The community now has three years to raise roughly £200,000 needed to buy it outright, but John is not worried.
‘It’s well within our pocket. Next year we’re hoping to put in 24-hour pumps and a credit card reader,’ he says. ‘We can be just as high-tech up here as down South — we’ve got faster broadband than Manchester.’
In many ways Hawes sounds almost too good to be true.
There aren’t even any proper parking wardens — there are a few yellow lines on the High Street, but people seem to leave their cars wherever takes their fancy. Back doors are left open. Schoolchildren are picked up from outlying farms in a community Land Rover.
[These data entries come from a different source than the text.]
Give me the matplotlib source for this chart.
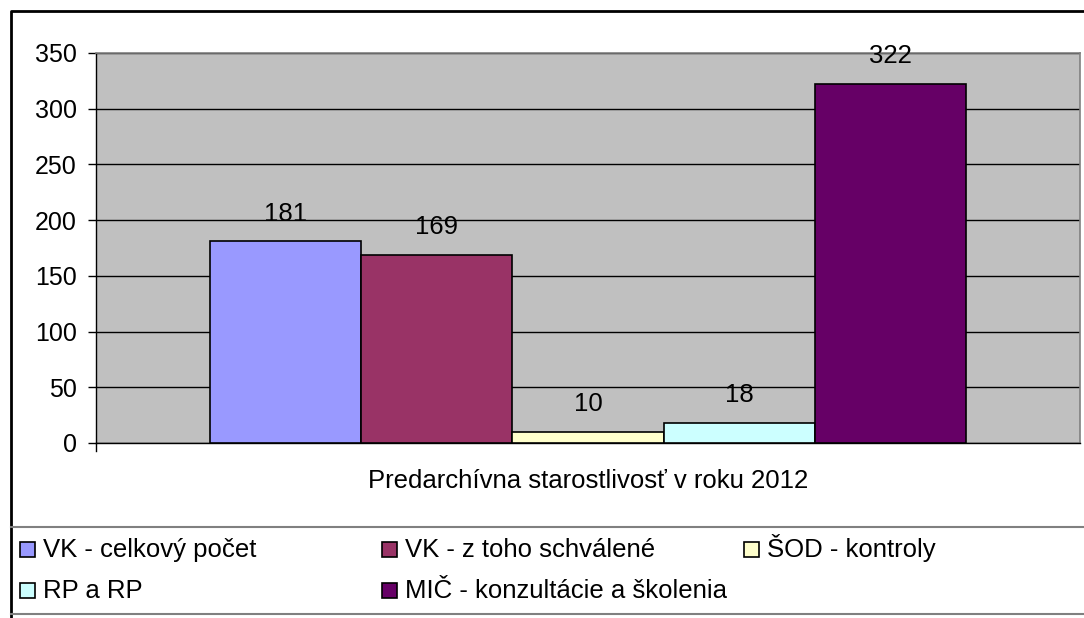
import numpy as np
import matplotlib
matplotlib.use('Agg')
import matplotlib.pyplot as plt
from matplotlib.patches import Rectangle
from matplotlib.lines import Line2D

series = ['VK - celkový počet', 'VK - z toho schválené', 'ŠOD - kontroly',
          'RP a RP', 'MIČ - konzultácie a školenia']
values = [181, 169, 10, 18, 322]
colors = ['#9999FF', '#993366', '#FFFFCC', '#CCFFFF', '#660066']
category = 'Predarchívna starostlivosť v roku 2012'
yticks = [0, 50, 100, 150, 200, 250, 300, 350]

plt.rcParams['font.family'] = ['Liberation Sans', 'DejaVu Sans']
FS = 18.5
W, H = 1084, 618
fig = plt.figure(figsize=(W / 100, H / 100), dpi=100)
fig.patch.set_facecolor('white')

def fx(px): return px / W
def fy(py): return 1 - py / H

ax = fig.add_axes([fx(96), fy(443), fx(1080) - fx(96), fy(53) - fy(443)])
ax.set_facecolor('#C0C0C0')
x = np.arange(len(values))
ax.bar(x, values, width=1.0, color=colors, edgecolor='black', linewidth=1.2, zorder=3)
gap = 0.755
ax.set_xlim(-0.5 - gap, len(values) - 0.5 + gap)
ax.set_ylim(0, 350)
ax.set_yticks(yticks)
ax.tick_params(axis='y', labelsize=18, length=6, width=1, pad=8, direction='out')
ax.set_xticks([])
ax.yaxis.grid(True, color='black', linewidth=1, zorder=0)
ax.set_axisbelow(True)
for s in ['top', 'right']:
    ax.spines[s].set_color('#808080')
    ax.spines[s].set_linewidth(1.2)
for s in ['left', 'bottom']:
    ax.spines[s].set_color('black')
    ax.spines[s].set_linewidth(1)

for xi, v in zip(x, values):
    ax.annotate(str(v), (xi, v), xytext=(0, 20), textcoords='offset points',
                ha='center', va='center', fontsize=FS, annotation_clip=False)

# small end tick mark on category axis
fig.add_artist(Line2D([fx(96), fx(96)], [fy(443), fy(451)], color='black', lw=1))

fig.text(fx(588), fy(481), category, ha='center', va='center', fontsize=FS)

# outer chart border
fig.add_artist(Line2D([fx(11), fx(11), 1], [0, fy(11), fy(11)], color='black', lw=2))
# legend box lines
fig.add_artist(Line2D([fx(11), 1], [fy(527), fy(527)], color='#808080', lw=1.5))
fig.add_artist(Line2D([fx(11), 1], [fy(614), fy(614)], color='#808080', lw=1.5))

col_x = [20, 382, 744]
row_y = [550, 591]
for i, (name, c) in enumerate(zip(series, colors)):
    r, col = divmod(i, 3)
    mx, my = col_x[col], row_y[r]
    fig.add_artist(Rectangle((fx(mx), fy(my + 7)), 15 / W, 15 / H,
                             facecolor=c, edgecolor='black', lw=1.2))
    fig.text(fx(mx + 23), fy(my + 7), name, ha='left', va='baseline', fontsize=FS)

fig.savefig('out.png', dpi=100)
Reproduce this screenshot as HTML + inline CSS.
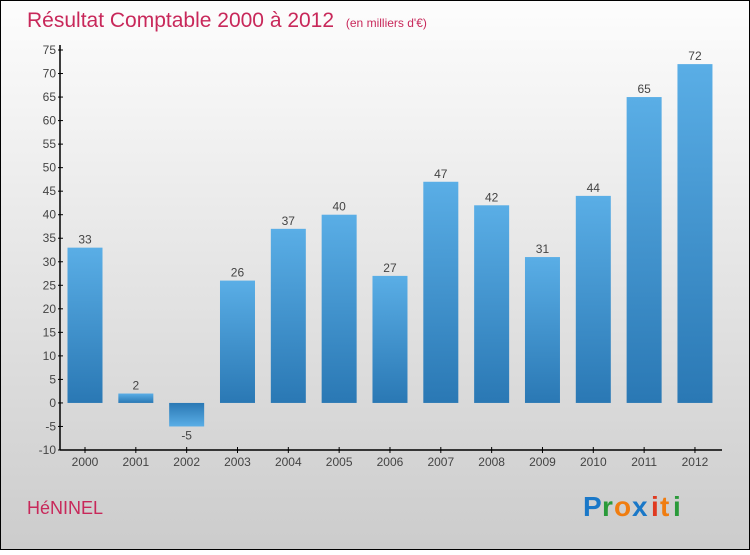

But it isn’t perfect. The primary school — one of the best-attended in the area — was recently put in special measures. Last year, there was a row with the local bookseller, Steve Bloom, who made the national Press after calling a doctor from Shropshire ‘a pain in the a**e’. He is now selling online.
So John — the patron saint of Hawes — will press on. Next on his wish list is a community swimming pool (his application for lottery funding was turned down in 2004, but he’ll try again).
After that, he’s hoping for an all-weather sports centre and, in his dreams, for the old train line to be reopened. He says he’s fantasising now, but I’d put my money on it.
A day spent in Hawes is strangely unsettling. Not because of the cold, the wind, the acrid smell of coal smoke hanging in the air, or the great dark fells looming above it.
But because it acts as a reminder in our mad, internet-driven, 21st-century world that places like this — and people like John Blackie — with their sense of community, daily kindnesses, bloody-minded self-reliance and extraordinary work ethic, still exist. You just have to look a bit harder to find them.